Jester, who is bisexual and nonbinary, said the goal of the event was to create community for queer students.
Students often say the places they feel least safe on campus are religious spaces, Jester said, adding that creating a venue for students to engage with their faith in a way they feel comfortable aligns with Whitworth’s stated mission, Jester said.
Last summer shortly after her retirement, Kathy Lee shared her experience as the first openly gay professor at Whitworth with the New Yorker. Following the story, more than 600 alumni and students signed a petition for Whitworth to amend its hiring policies to add sexual orientation as a protected class.
The board of trustees appointed an advisory committee to examine the hiring language, which does not restrict or protect LGBTQ+ faculty or staff, Trisha Coder, a university spokesperson, wrote in an email.
“The committee’s charge is to make recommendations to the board for their consideration,” a university statement said. “The board, after thorough prayer and discussion, will determine if they will make changes to the original policy through a vote of the board.”
There’s no timeline for that decision, Coder said.
Other private Christian universities are wrestling with the issue.
Seattle Pacific University is embroiled in controversy over its lifestyle expectations for staff that include guidelines for sexual behavior. Eastern University added sexual orientation as a protected class last year and subsequently had its membership with the Council for Christian Colleges and Universities put on hold.
A new round of petitions began circulating at Whitworth this spring. The first opposed adding sexual orientation as a protected class. It was signed by more than 230 people, including trustees Anne McCulloch Storm and John Kaites, according to the student-led Whitworthian newspaper.
The petition had no listed author, but the first signatory was James Edwards, a former Whitworth professor and theologian who left the Presbyterian Church in 2014 after the denomination permitted same-sex marriage. The document is no longer posted on Formstack, the website used to collect signatures.
The petition, dated March 30, asked the board of trustees to consider questions before making any decision and strongly advocated the university remain inline with the “majority of Christians around the world” who “still agree on a traditional view of sexuality.”
A counter-petition created by students under the name “Signal Safe Space WU” advocates for LGBTQ+ protections and responded to the questions raised by the original petition. More than 1,600 people signed that petition as of Thursday night.

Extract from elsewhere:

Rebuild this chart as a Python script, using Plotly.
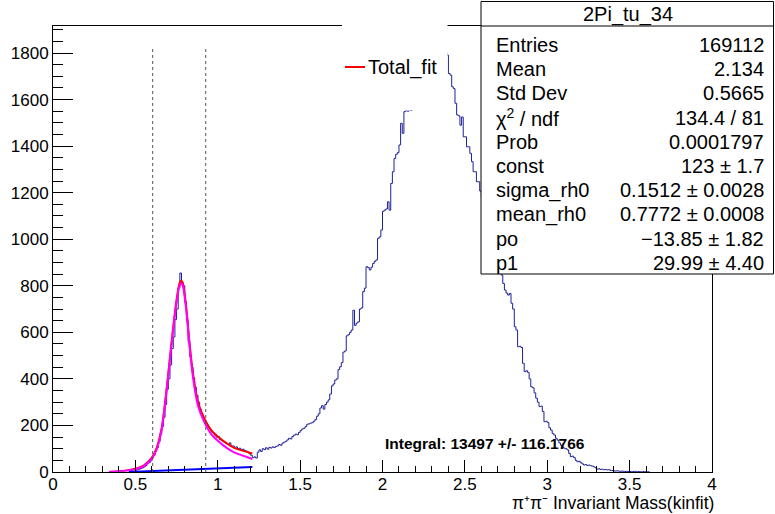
import numpy as np
import plotly.graph_objects as go

# ---------------- data ----------------
hist_start = 0.50
bin_width = 0.01
counts_rho = [8, 10, 12, 15, 18, 22, 28, 38, 40, 48,
              62, 72, 90, 105, 130, 165, 195, 235, 290, 355,
              400, 460, 530, 580, 655, 700, 790, 855, 815, 800,
              730, 650, 560, 495, 450, 405, 365, 330, 300, 270,
              245, 232, 218, 205, 192, 185, 172, 168, 158, 150,
              152, 140, 135, 130, 128, 122, 118, 125, 110, 112,
              105, 108, 100, 102, 95, 98, 92, 90, 85, 78]
counts_rise = [72, 62, 65, 60, 85, 95, 88, 100, 96, 104,
               98, 106, 103, 108, 105, 110, 112, 118, 115, 124,
               128, 132, 138, 145, 142, 152, 158, 163, 160, 170,
               178, 185, 188, 195, 205, 207, 210, 212, 218, 225,
               240, 250, 275, 285, 270, 290, 300, 310, 335, 370,
               378, 395, 400, 440, 452, 470, 515, 520, 585, 590]
counts_peak = [600, 610, 695, 630, 640, 645, 700, 705, 775, 790,
               882, 878, 868, 880, 896, 905, 911, 1004, 1010, 1040,
               1120, 1125, 1130, 1161, 1125, 1240, 1290, 1347, 1365, 1372,
               1405, 1498, 1455, 1548, 1552, 1550, 1600, 1553, 1630, 1650,
               1660, 1690, 1700, 1720, 1740, 1745, 1770, 1780, 1790, 1800,
               1810, 1820, 1815, 1830, 1825, 1820, 1815, 1810, 1805, 1791]
counts_fall = [1712, 1705, 1655, 1647, 1584, 1534, 1530, 1490, 1525, 1440,
               1440, 1397, 1397, 1369, 1333, 1290, 1290, 1247, 1247, 1207,
               1180, 1150, 1120, 1090, 1060, 1030, 1000, 970, 940, 910,
               880, 860, 846, 810, 782, 769, 760, 767, 725, 700,
               624, 610, 538, 540, 535, 467, 431, 435, 428, 400,
               366, 362, 340, 317, 300, 281, 283, 260, 216, 218]
counts_tail = [212, 190, 180, 165, 159, 145, 137, 125, 115, 108,
               102, 100, 95, 80, 66, 68, 62, 50, 44, 46,
               40, 35, 30, 32, 28, 30, 27, 25, 22, 18,
               12, 14, 11, 12, 10, 11, 9, 10, 7, 6,
               5, 4, 5, 4, 3, 4, 3, 2, 3, 2,
               2, 1, 2, 3, 1, 2, 1, 1, 2, 1,
               1, 1]

fit_x = [0.34, 0.40, 0.45, 0.50, 0.55, 0.60, 0.63, 0.66, 0.69, 0.72, 0.75, 0.77,
         0.78, 0.79, 0.81, 0.83, 0.85, 0.88, 0.92, 0.96, 1.00, 1.05, 1.10, 1.15, 1.21]
fit_total = [0, 3, 7, 14, 28, 62, 105, 190, 360, 560, 740, 815,
             822, 805, 700, 545, 420, 300, 228, 180, 152, 125, 104, 92, 80]
fit_signal = [0, 3, 7, 12, 25, 57, 99, 183, 352, 551, 730, 804,
              811, 794, 688, 532, 406, 285, 212, 163, 134, 106, 84, 71, 56]
bg_x = [0.46, 1.21]
bg_y = [0, 22]

cut_lines = [0.605, 0.927]
cut_top = 1820

stats_title = "2Pi_tu_34"
stats_labels = ["Entries", "Mean", "Std Dev", "χ<sup>2</sup> / ndf", "Prob", "const",
                "sigma_rh0", "mean_rh0", "po", "p1"]
stats_values = ["169112", "2.134", "0.5665", "134.4 / 81", "0.0001797", "123 ± 1.7",
                "0.1512 ± 0.0028", "0.7772 ± 0.0008", "−13.85 ± 1.82", "29.99 ± 4.40"]
integral_text = "Integral: 13497 +/- 116.1766"
x_title = "π⁺π⁻ Invariant Mass(kinfit)"
legend_label = "Total_fit"

# ---------------- figure ----------------
W, H = 775, 514
L, R, T, B = 53, 712, 26, 472
FONT = "Liberation Sans, Arial, Helvetica, sans-serif"

def px(xp):
    return (xp - L) / (R - L)

def py(yp):
    return (B - yp) / (B - T)

counts = counts_rho + counts_rise + counts_peak + counts_fall + counts_tail
edges = hist_start + bin_width * np.arange(len(counts) + 1)
hx = np.concatenate([[edges[0]], edges[:-1], [edges[-1]]])
hy = np.concatenate([[0], counts, [0]])

fig = go.Figure()
fig.add_trace(go.Scatter(x=hx, y=hy, mode="lines", line=dict(color="#1f1f99", width=1, shape="hv"),
                         showlegend=False, hoverinfo="skip"))
fig.add_trace(go.Scatter(x=fit_x, y=fit_total, mode="lines",
                         line=dict(color="#ff0000", width=2, shape="spline", smoothing=0.8),
                         showlegend=False))
fig.add_trace(go.Scatter(x=fit_x, y=fit_signal, mode="lines",
                         line=dict(color="#ff00ff", width=2, shape="spline", smoothing=0.8),
                         showlegend=False))
fig.add_trace(go.Scatter(x=bg_x, y=bg_y, mode="lines", line=dict(color="#0000ff", width=2),
                         showlegend=False))

shapes = []
for c in cut_lines:
    shapes.append(dict(type="line", xref="x", yref="y", x0=c, x1=c, y0=0, y1=cut_top,
                       line=dict(color="#555555", width=1, dash="dot"), layer="above"))
# legend box (white, no border)
shapes.append(dict(type="rect", xref="paper", yref="paper", x0=px(342), x1=px(447.5),
                   y0=py(110.5), y1=py(0), fillcolor="white", line=dict(width=0), layer="above"))
shapes.append(dict(type="line", xref="paper", yref="paper", x0=px(345), x1=px(365),
                   y0=py(67), y1=py(67), line=dict(color="#ff0000", width=2), layer="above"))
# stats box
shapes.append(dict(type="rect", xref="paper", yref="paper", x0=px(481), x1=px(773.5),
                   y0=py(274), y1=py(1.5), fillcolor="white",
                   line=dict(color="black", width=1), layer="above"))
shapes.append(dict(type="line", xref="paper", yref="paper", x0=px(481), x1=px(773.5),
                   y0=py(26), y1=py(26), line=dict(color="black", width=1), layer="above"))

SF = 20
ann = []
ann.append(dict(text=legend_label, xref="paper", yref="paper", x=px(366), y=py(67),
                xanchor="left", yanchor="middle", showarrow=False,
                font=dict(family=FONT, size=20, color="black")))
ann.append(dict(text=stats_title, xref="paper", yref="paper", x=px(627.5), y=py(14.5),
                xanchor="center", yanchor="middle", showarrow=False,
                font=dict(family=FONT, size=SF, color="black")))
for i, (lab, val) in enumerate(zip(stats_labels, stats_values)):
    yy = py(45 + i * 24.2)
    ann.append(dict(text=lab, xref="paper", yref="paper", x=px(494), y=yy,
                    xanchor="left", yanchor="middle", showarrow=False,
                    font=dict(family=FONT, size=SF, color="black")))
    ann.append(dict(text=val, xref="paper", yref="paper", x=px(766), y=yy,
                    xanchor="right", yanchor="middle", showarrow=False,
                    font=dict(family=FONT, size=SF, color="black")))
ann.append(dict(text="<b>" + integral_text + "</b>", xref="paper", yref="paper", x=px(383), y=py(443),
                xanchor="left", yanchor="middle", showarrow=False,
                font=dict(family=FONT, size=15.5, color="black")))
ann.append(dict(text=x_title, xref="paper", yref="paper", x=px(715), y=py(514),
                xanchor="right", yanchor="bottom", showarrow=False, borderpad=0,
                font=dict(family=FONT, size=17.5, color="black")))

fig.update_layout(
    width=W, height=H,
    margin=dict(l=L, r=W - R, t=T, b=H - B, pad=0),
    paper_bgcolor="white", plot_bgcolor="white",
    showlegend=False,
    shapes=shapes, annotations=ann,
    font=dict(family=FONT, size=17, color="black"),
)
fig.update_xaxes(range=[0, 4], dtick=0.5, tick0=0, showgrid=False, zeroline=False,
                 showline=True, linecolor="black", linewidth=1, mirror=True,
                 ticks="inside", ticklen=12, tickcolor="black", tickwidth=1,
                 ticklabelstandoff=-3,
                 minor=dict(dtick=0.1, tick0=0, ticks="inside", ticklen=6, tickcolor="black"),
                 tickfont=dict(family=FONT, size=17, color="black"))
fig.update_yaxes(range=[0, 1916], dtick=200, tick0=0, showgrid=False, zeroline=False,
                 showline=True, linecolor="black", linewidth=1, mirror=True,
                 ticks="inside", ticklen=20, tickcolor="black", tickwidth=1,
                 minor=dict(dtick=50, tick0=0, ticks="inside", ticklen=10, tickcolor="black"),
                 tickfont=dict(family=FONT, size=17, color="black"))

fig.write_html("out.html")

One of the three students who created the petition, Urvashi Lalwani, said she and her roommates were inspired by Lee’s story .
“Whitworth had always been a place where it was promised that there’s a diversity of staff, there’s a diversity of opinions on campus and that they’re all valued,” Lalwani said. “It fell short when it came to being inclusive of the queer community. I believe that you can’t belong without feeling included and respected in a space.”
As the petitions circulated, students, including Acevedo-Prado, spoke out on campus through rainbow chalk art and posters, advocating for LGBTQ+ acceptance.
Professor Thomas Caraway said he has encouraged students to use their voices in this way. Caraway teaches English and book-making. He opened up his print shop to help students make posters or queer zines in his class.
“Print is an extraordinary political medium,” he said. “It’s a nonviolent means of communication.”
By facilitating the projects, Caraway hopes to help students learn how to speak out and exercise their rights responsibly.
“I’m excited for a chance for the community to kind of come together and support one another to create a positive, affirmative, loving, celebratory atmosphere,” Caraway said. “For those students to be in community with one another.”